Tenho lido todas as centenas e centenas de mensagens que recebi, nelas tenho conseguido encontrar a energia para o segundo seguinte. É impressionante a quantidade de pais que já viveram este pesadelo. Andes por onde andares, sempre que encontrares uma criança, dá-lhe um beijinho e diz-lhes a todos que têm uns papás muito corajosos cá em baixo!

Todas as pessoas me têm dito, sem excepção, que foste para o Céu. Quero acreditar nisso mas o meu amor de pai ainda não me permite pensar/aceitar para onde foste, apenas consigo pensar/chorar onde não estás... ao meu lado! Todos me dizem que agora temos um anjinho no Céu a olhar por nós, mas eu preferia mil vezes o meu diabinho de caracóis na terra!

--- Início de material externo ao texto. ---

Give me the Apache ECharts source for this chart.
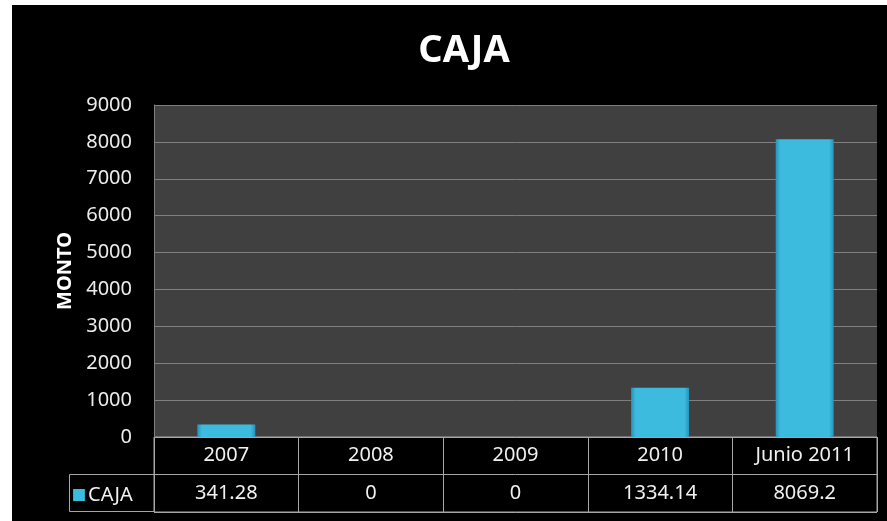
<!DOCTYPE html>
<html>
<head>
<meta charset="utf-8">
<script src="https://cdn.jsdelivr.net/npm/echarts@6/dist/echarts.min.js"></script>
<style>
    html, body { margin: 0; padding: 0; background: #fff; }
    #chart { position: absolute; left: 12px; top: 5px; width: 875px; height: 516px; background: #000; }
</style>
</head>
<body>
<div id="chart"></div>
<script>
    var categories = ['2007', '2008', '2009', '2010', 'Junio 2011'];
    var cajaValues = [341.28, 0, 0, 1334.14, 8069.2];
    var tableRows = ['value', 'header'];

    // celdas de la tabla de datos
    var tableCells = [];
    for (var i = 0; i < categories.length; i++) {
        tableCells.push({ value: [i, 1], text: categories[i] });
        tableCells.push({ value: [i, 0], text: String(cajaValues[i]) });
    }

    var barColor = new echarts.graphic.LinearGradient(0, 0, 1, 0, [
        { offset: 0, color: '#2494b8' },
        { offset: 0.08, color: '#3cbbdf' },
        { offset: 0.92, color: '#3cbbdf' },
        { offset: 1, color: '#2494b8' }
    ]);

    var myChart = echarts.init(document.getElementById('chart'));
    var option = {
        backgroundColor: '#000',
        animation: false,
        textStyle: { fontFamily: 'Noto Sans' },
        title: {
            text: 'CAJA',
            left: 447,
            top: 22,
            textAlign: 'center',
            textStyle: { color: '#fff', fontSize: 38, fontWeight: 'bold', fontFamily: 'Noto Sans' }
        },
        legend: {
            left: 56,
            top: 475,
            icon: 'rect',
            itemWidth: 12,
            itemHeight: 12,
            itemGap: 4,
            data: ['CAJA'],
            textStyle: { color: '#f0f0f0', fontSize: 20, fontFamily: 'Noto Sans', padding: [0, 0, 0, -2] }
        },
        grid: [
            { left: 142, right: 10, top: 100, bottom: 84, show: true, backgroundColor: '#404040', borderWidth: 0 },
            { left: 142, right: 10, top: 432, bottom: 9, show: true, backgroundColor: '#000', borderColor: '#a6a6a6', borderWidth: 1 }
        ],
        xAxis: [
            {
                type: 'category', gridIndex: 0, data: categories,
                axisLine: { show: false }, axisTick: { show: false }, axisLabel: { show: false }
            },
            {
                type: 'category', gridIndex: 1, data: categories,
                axisLine: { show: false }, axisTick: { show: false }, axisLabel: { show: false },
                splitLine: { show: true, interval: 0, lineStyle: { color: '#a6a6a6', width: 1 } }
            }
        ],
        yAxis: [
            {
                type: 'value', gridIndex: 0, min: 0, max: 9000, interval: 1000,
                name: 'MONTO', nameLocation: 'middle', nameGap: 78, nameRotate: 90,
                nameTextStyle: { color: '#fff', fontSize: 20, fontWeight: 'bold', fontFamily: 'Noto Sans' },
                axisLine: { show: true, lineStyle: { color: '#808080' } },
                axisTick: { show: false },
                axisLabel: {
                    color: '#ececec', fontSize: 20, margin: 22, fontFamily: 'Noto Sans',
                    formatter: function (v) { return String(v); }
                },
                splitLine: { lineStyle: { color: '#7f7f7f', width: 1 } }
            },
            {
                type: 'category', gridIndex: 1, data: tableRows,
                axisLine: { show: false }, axisTick: { show: false }, axisLabel: { show: false },
                splitLine: { show: true, interval: 0, lineStyle: { color: '#a6a6a6', width: 1 } }
            }
        ],
        graphic: [
            {
                type: 'rect',
                shape: { x: 57.5, y: 469.5, width: 85, height: 37 },
                style: { fill: 'none', stroke: '#a6a6a6', lineWidth: 1 }
            }
        ],
        series: [
            {
                name: 'CAJA',
                type: 'bar',
                xAxisIndex: 0,
                yAxisIndex: 0,
                barWidth: 58,
                data: cajaValues,
                itemStyle: { color: barColor, borderWidth: 0 }
            },
            {
                type: 'custom',
                xAxisIndex: 1,
                yAxisIndex: 1,
                silent: true,
                data: tableCells,
                renderItem: function (params, api) {
                    var p = api.coord([api.value(0), api.value(1)]);
                    return {
                        type: 'text',
                        style: {
                            text: tableCells[params.dataIndex].text,
                            x: p[0],
                            y: p[1],
                            textAlign: 'center',
                            textVerticalAlign: 'middle',
                            align: 'center',
                            verticalAlign: 'middle',
                            fill: '#f0f0f0',
                            font: '20px "Noto Sans"'
                        }
                    };
                }
            }
        ]
    };
    myChart.setOption(option);
</script>
</body>
</html>
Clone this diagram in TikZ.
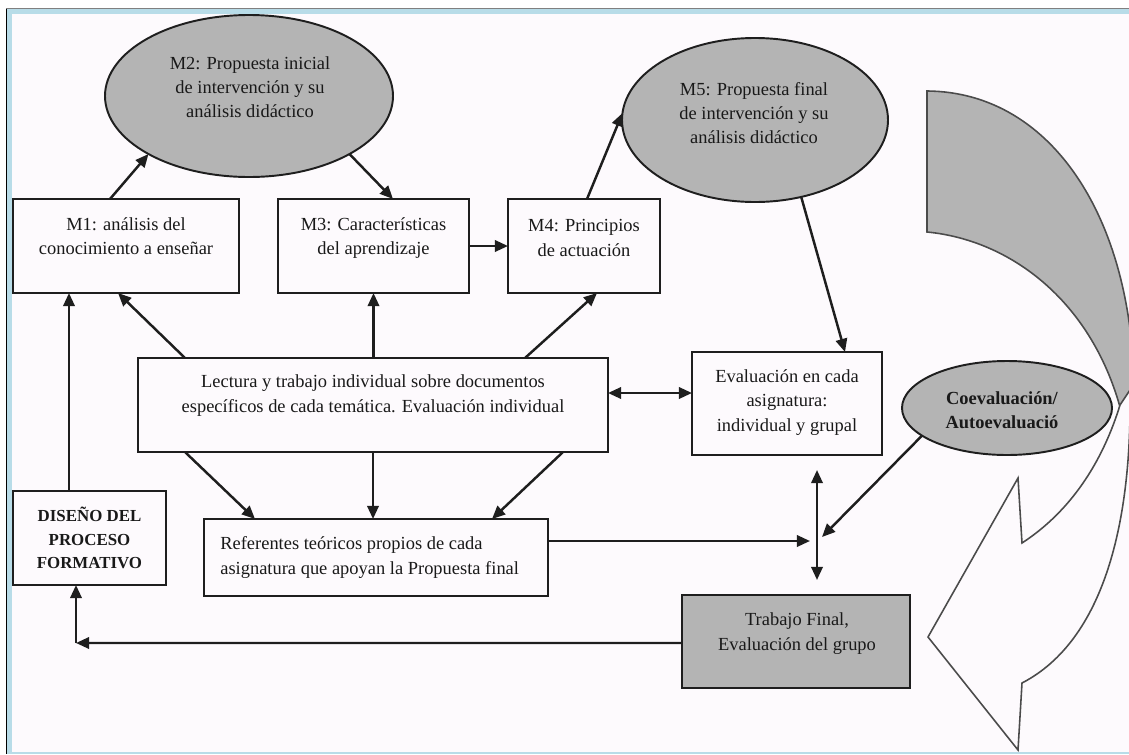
\documentclass[tikz,border=0pt]{standalone}
\usepackage{fontspec}
\setmainfont{Liberation Serif}
\usetikzlibrary{arrows.meta,shapes.geometric,calc}
\definecolor{frameblue}{RGB}{184,220,232}
\definecolor{bgpink}{RGB}{253,250,253}
\definecolor{shade}{RGB}{180,180,180}
\definecolor{ink}{RGB}{30,30,30}
\definecolor{txt}{RGB}{25,25,25}
\begin{document}
\begin{tikzpicture}[x=0.02cm,y=-0.02cm,
  sz/.style 2 args={minimum width=#1*0.02cm, minimum height=#2*0.02cm},
  box/.style={draw=ink, line width=1.1pt, rectangle, inner sep=0pt, outer sep=0pt, fill=bgpink},
  oval/.style={draw=ink, line width=1.1pt, ellipse, fill=shade, inner sep=0pt, outer sep=0pt},
  lbl/.style={text=txt, font=\fontsize{10.5}{13.8}\selectfont, align=center, inner sep=0pt},
  blbl/.style={text=txt, font=\fontsize{10.5}{13.8}\selectfont\bfseries, align=center, inner sep=0pt},
  dlbl/.style={text=txt, font=\fontsize{9.6}{13.3}\selectfont\bfseries, align=center, inner sep=0pt},
  arr/.style={draw=ink, line width=1.4pt, -{Triangle[length=7.5pt,width=6.5pt]}},
  darr/.style={draw=ink, line width=1.4pt, {Triangle[length=7.5pt,width=6.5pt]}-{Triangle[length=7.5pt,width=6.5pt]}},
  band/.style={draw=ink!80, line width=0.9pt, line join=miter}
]
\useasboundingbox (0,0) rectangle (1129,754);
% frame
\fill[white] (0,0) rectangle (1129,754);
\fill[frameblue] (6,8) rectangle (1129,754);
\fill[bgpink] (12,14) rectangle (1129,752);
\draw[black, line width=0.6pt] (6.5,8) -- (6.5,754);
\draw[gray, line width=0.6pt] (6,8.5) -- (1129,8.5);

% big curved arrow
\begin{scope}
\clip (12,14) rectangle (1129,752);
\filldraw[band, fill=shade] (927,91) .. controls (1055,92) and (1136,225) .. (1134,400)
  -- (1120,407) .. controls (1090,300) and (1010,240) .. (927,232) -- cycle;
\filldraw[band, fill=bgpink] (1130,390) .. controls (1132,520) and (1105,640) .. (1022,683)
  -- (1018,750) -- (928,637) -- (1018,478) -- (1022,543)
  .. controls (1065,515) and (1100,470) .. (1120,405) -- cycle;
\end{scope}

% ellipses
\node[oval, sz={288}{162}] (m2) at (249,96) {};
\node[lbl] (m2t) at (250,87) {M2: Propuesta inicial\\de intervención y su\\análisis didáctico};
\node[oval, sz={266}{164}] (m5) at (755,120) {};
\node[lbl] (m5t) at (754,113) {M5: Propuesta final\\de intervención y su\\análisis didáctico};
\node[oval, sz={210}{94}] (coev) at (1007,408) {};
\node[blbl] (coevt) at (1002,410) {Coevaluación/\\Autoevaluació};

% boxes
\node[box, sz={226}{94}] (m1) at (126,246) {};
\node[lbl] (m1t) at (126,236.5) {M1: análisis del\\conocimiento a enseñar};
\node[box, sz={191}{94}] (m3) at (373.5,246) {};
\node[lbl] (m3t) at (373.5,238) {M3: Características\\del aprendizaje};
\node[box, sz={152}{94}] (m4) at (584,246) {};
\node[lbl] (m4t) at (584,238) {M4: Principios\\de actuación};
\node[box, sz={470}{94}] (lec) at (373,405) {};
\node[lbl] (lect) at (373,395.5) {Lectura y trabajo individual sobre documentos\\específicos de cada temática. Evaluación individual};
\node[box, sz={190}{103}] (ev) at (787,403.5) {};
\node[lbl] (evt) at (787,402.5) {Evaluación en cada\\asignatura:\\individual y grupal};
\node[box, sz={153}{94}] (dis) at (89.5,538) {};
\node[dlbl] (dist) at (89.5,538) {DISEÑO DEL\\PROCESO\\FORMATIVO};
\node[box, sz={344}{77}] (ref) at (376,557.5) {};
\node[lbl, align=left, anchor=west] (reft) at (220,557.5) {Referentes teóricos propios de cada\\asignatura que apoyan la Propuesta final};
\node[box, fill=shade, sz={228}{93}] (tf) at (796,641.5) {};
\node[lbl] (tft) at (797,633.5) {Trabajo Final,\\Evaluación del grupo};

% free points
\coordinate (jt) at (817,470);
\coordinate (jb) at (817,580);
\coordinate (jl) at (810,541);
\coordinate (jr) at (822,537);
\coordinate (corner) at (76,643);

% connectors
\draw[arr] ($(m1.north)+(-16,0)$) -- (m2.210);
\draw[arr] (m2.330) -- ($(m3.north)+(19.5,0)$);
\draw[arr] (m3.east) -- (m4.west);
\draw[arr] ($(m4.north)+(3,0)$) -- (m5.177);
\draw[arr] (m5.301) -- ($(ev.north)+(58,0)$);
\draw[darr] ($(lec.east)+(0,-12)$) -- ($(ev.west)+(0,-10.5)$);
\draw[arr] ($(lec.north west)+(47,0)$) -- ($(m1.south west)+(105,0)$);
\draw[arr] ($(dis.north)+(-20.5,0)$) -- ($(m1.south west)+(56,0)$);
\draw[arr] (lec.north -| m3.south) -- (m3.south);
\draw[arr] ($(lec.north)+(152,0)$) -- ($(m4.south)+(13,0)$);
\draw[arr] ($(lec.south west)+(47,0)$) -- ($(ref.north west)+(51,0)$);
\draw[arr] (lec.south) -- (ref.north -| lec.south);
\draw[arr] ($(lec.south east)+(-45,0)$) -- ($(ref.north east)+(-56,0)$);
\draw[arr] (ref.east |- jl) -- (jl);
\draw[darr] (jt) -- (jb);
\draw[arr] (coev.198) -- (jr);
\draw[arr] ($(tf.west)+(0,1.5)$) -- (corner);
\draw[arr] (corner) -- (corner |- dis.south);
\end{tikzpicture}
\end{document}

Recebi ainda mensagens a dizer que tenho sido uma inspiração para os pais deste país... fico lisonjeado, mas na verdade apenas quis ser uma inspiração para ti meu filho, em vida! Espero continuar a sê-lo! Sei que fui um privilegiado por ter tido o prazer de ter-te como filho. Espero que leves contigo a alegria de me teres tido como papá!

Paulinho, meu amor, não sei quando nem onde nos vamos voltar a encontrar, mas prometo que vou tentar continuar a colar os meus segundos, como se fossem os teus. Quero e vou continuar a sofrer-te para sempre, até porque, no dia que deixasse de o fazer estaria a esquecer-me de ti e isso é impossível! Mas espero que um dia possa voltar a encontrar a alegria de viver, que sempre nos caracterizou aos dois. No dia em que partiste não levaste apenas o teu sorriso... levaste o meu também!

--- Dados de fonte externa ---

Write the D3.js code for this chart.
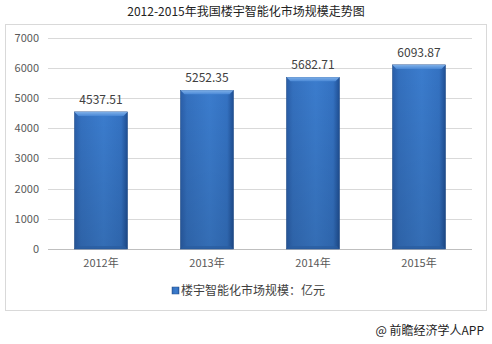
<!DOCTYPE html>
<html>
<head>
<meta charset="utf-8">
<script src="https://cdn.jsdelivr.net/npm/d3@7"></script>
<style>
  body { margin: 0; background: #fff; }
  svg { display: block; font-family: "Noto Sans CJK SC", "Noto Sans", sans-serif; }
</style>
</head>
<body>
<div id="chart"></div>
<script>
var years = ['2012年', '2013年', '2014年', '2015年'];
var values = [4537.51, 5252.35, 5682.71, 6093.87];
var yTicks = [0, 1000, 2000, 3000, 4000, 5000, 6000, 7000];
var seriesName = '楼宇智能化市场规模：亿元';

var width = 492, height = 344;
var svg = d3.select('#chart').append('svg')
  .attr('width', width)
  .attr('height', height);

// gradients for the bevelled bars
var defs = svg.append('defs');
var g1 = defs.append('linearGradient').attr('id', 'barFill')
  .attr('x1', '0').attr('x2', '1').attr('y1', '0').attr('y2', '0');
g1.append('stop').attr('offset', '0%').attr('stop-color', '#2a5ea8');
g1.append('stop').attr('offset', '12%').attr('stop-color', '#3470be');
g1.append('stop').attr('offset', '55%').attr('stop-color', '#3b7ccd');
g1.append('stop').attr('offset', '88%').attr('stop-color', '#3472c2');
g1.append('stop').attr('offset', '100%').attr('stop-color', '#1f4f94');
var g2 = defs.append('linearGradient').attr('id', 'barTop')
  .attr('x1', '0').attr('x2', '0').attr('y1', '0').attr('y2', '1');
g2.append('stop').attr('offset', '0%').attr('stop-color', '#7fb0e8');
g2.append('stop').attr('offset', '100%').attr('stop-color', '#4a88d6');
var g3 = defs.append('linearGradient').attr('id', 'barShade')
  .attr('x1', '0').attr('x2', '0').attr('y1', '0').attr('y2', '1');
g3.append('stop').attr('offset', '0%').attr('stop-color', '#000').attr('stop-opacity', 0);
g3.append('stop').attr('offset', '100%').attr('stop-color', '#000').attr('stop-opacity', 0.12);

// title
svg.append('text')
  .attr('x', 246).attr('y', 16)
  .attr('text-anchor', 'middle')
  .style('font-size', '12px')
  .style('fill', '#222')
  .text('2012-2015年我国楼宇智能化市场规模走势图');

// frame
svg.append('rect')
  .attr('x', 5.5).attr('y', 24.5)
  .attr('width', 481).attr('height', 286)
  .attr('fill', 'none')
  .attr('stroke', '#d9d9d9');

var x = d3.scaleBand().domain(years).range([48, 472]).paddingInner(0.5).paddingOuter(0.25);
var y = d3.scaleLinear().domain([0, 7000]).range([249, 37.5]);

// grid lines
svg.append('g').selectAll('line')
  .data(yTicks)
  .enter().append('line')
  .attr('x1', 48).attr('x2', 472)
  .attr('y1', function(d) { return Math.round(y(d)) + 0.5; })
  .attr('y2', function(d) { return Math.round(y(d)) + 0.5; })
  .attr('stroke', function(d) { return d === 0 ? '#bfbfbf' : '#d9d9d9'; });

// y axis labels
var yAxis = d3.axisLeft(y).tickValues(yTicks).tickFormat(d3.format('d')).tickSize(0).tickPadding(0);
var ya = svg.append('g').attr('transform', 'translate(39,0)').call(yAxis);
ya.select('.domain').remove();
ya.selectAll('text').style('font-size', '11px').style('fill', '#595959')
  .style('font-family', '"Noto Sans CJK SC", sans-serif');

// x axis labels
var xAxis = d3.axisBottom(x).tickSize(0).tickPadding(0);
var xa = svg.append('g').attr('transform', 'translate(0,259)').call(xAxis);
xa.select('.domain').remove();
xa.selectAll('text').style('font-size', '11px').style('fill', '#595959')
  .style('font-family', '"Noto Sans CJK SC", sans-serif');

// bars
var bars = svg.append('g').selectAll('g')
  .data(values)
  .enter().append('g');

bars.append('rect')
  .attr('x', function(d, i) { return x(years[i]); })
  .attr('y', function(d) { return y(d); })
  .attr('width', x.bandwidth())
  .attr('height', function(d) { return y(0) - y(d); })
  .attr('fill', 'url(#barFill)')
  .attr('stroke', '#244f8c')
  .attr('stroke-width', 0.6);

// soft darkening toward the bottom
bars.append('rect')
  .attr('x', function(d, i) { return x(years[i]); })
  .attr('y', function(d) { return y(d); })
  .attr('width', x.bandwidth())
  .attr('height', function(d) { return y(0) - y(d); })
  .attr('fill', 'url(#barShade)');

// top bevel
bars.append('path')
  .attr('d', function(d, i) {
    var x0 = x(years[i]), x1 = x0 + x.bandwidth(), t = y(d);
    return 'M' + x0 + ',' + t + 'L' + x1 + ',' + t +
      'L' + (x1 - 4) + ',' + (t + 4) + 'L' + (x0 + 4) + ',' + (t + 4) + 'Z';
  })
  .attr('fill', 'url(#barTop)');

// bottom edge
bars.append('path')
  .attr('d', function(d, i) {
    var x0 = x(years[i]), x1 = x0 + x.bandwidth(), b = y(0);
    return 'M' + x0 + ',' + b + 'L' + x1 + ',' + b +
      'L' + (x1 - 3) + ',' + (b - 3) + 'L' + (x0 + 3) + ',' + (b - 3) + 'Z';
  })
  .attr('fill', '#2a5ca0')
  .attr('opacity', 0.7);

// value labels
bars.append('text')
  .attr('x', function(d, i) { return x(years[i]) + x.bandwidth() / 2; })
  .attr('y', function(d) { return y(d) - 8; })
  .attr('text-anchor', 'middle')
  .style('font-size', '12px')
  .style('fill', '#404040')
  .text(function(d) { return d3.format('.2f')(d); });

// legend
var lg = svg.append('g').attr('transform', 'translate(172,287)');
lg.append('rect').attr('width', 7).attr('height', 7)
  .attr('fill', 'url(#barFill)').attr('stroke', '#244f8c').attr('stroke-width', 0.5);
lg.append('text').attr('x', 9).attr('y', 7.5)
  .style('font-size', '12px').style('fill', '#404040')
  .text(seriesName);

// source
svg.append('text')
  .attr('x', 484).attr('y', 335)
  .attr('text-anchor', 'end')
  .style('font-size', '12px')
  .style('fill', '#222')
  .text('@ 前瞻经济学人APP');
</script>
</body>
</html>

Mas sinto que se desistir de mim, estarei a desistir de ti... E como sempre te disse, "Desistir não é uma opção!".

Amo-te MUITO!
Papá

Ps. Não fiques triste por não estares cá no dia de hoje. Vamos fazer na mesma um jantar de aniversário com todos os nossos amigos e, claro, com a tua mamã. Hoje e sempre vamos estar a pensar em ti!"